Un homme sensible et franc, un ancien chevalier me faisait confidence ce soir (au fond de notre barque battue par un gros temps sur le lac de Garde[2]), de l’histoire de ses amours, dont à mon tour je ne ferai pas confidence au public, mais de laquelle je me crois en droit de conclure que le moment de l’intimité est comme ces belles journées du mois de mai, une époque délicate pour les plus belles fleurs, un moment qui peut être fatal et flétrir en un instant les plus belles espérances.

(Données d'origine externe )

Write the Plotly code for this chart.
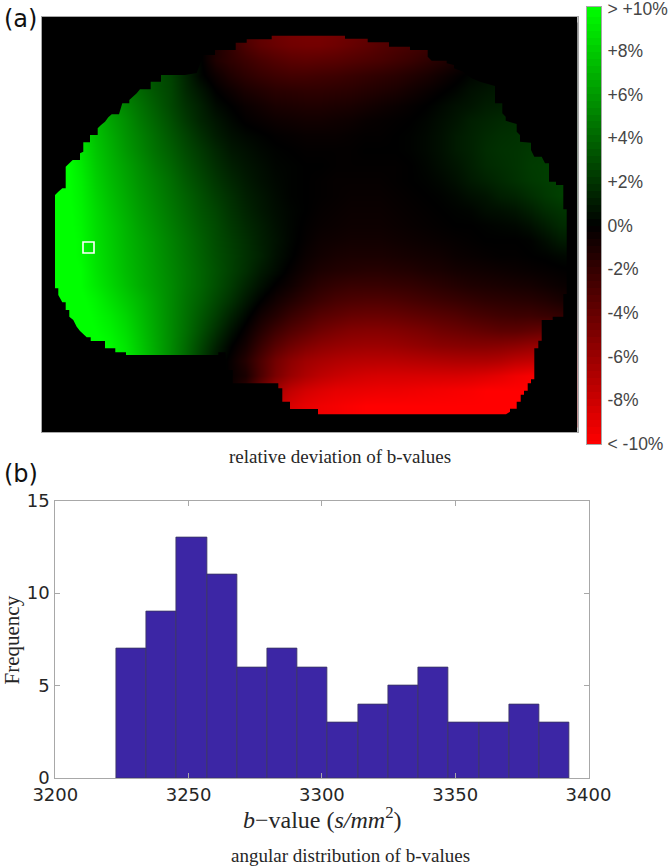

  1. Vie de Haydn, page 228.
  2. 20 septembre 1811.
  3. « À la première querelle, madame Ivernetta donna son congé au pauvre Bariac. Bariac était véritablement amoureux, ce congé le désespéra ; mais son ami Guillaume Balaon, dont nous écrivons la vie, lui fut d’un grand secours, et fit si bien qu’il apaisa la sévère Ivernetta. La paix se fit, et la réconciliation fut accompagnée de circonstances si délicieuses que Bariac jura à Balaon que le moment des premières faveurs qu’il avait obtenu de sa maîtresse n’avait pas été si doux que celui de ce voluptueux raccommodement. Ce discours tourna la tête à Balaon, il voulut éprouver ce plaisir que son ami venait de lui décrire, etc., etc. » Vie de quelques troubadours, par Nivernois, tome 1, page 32.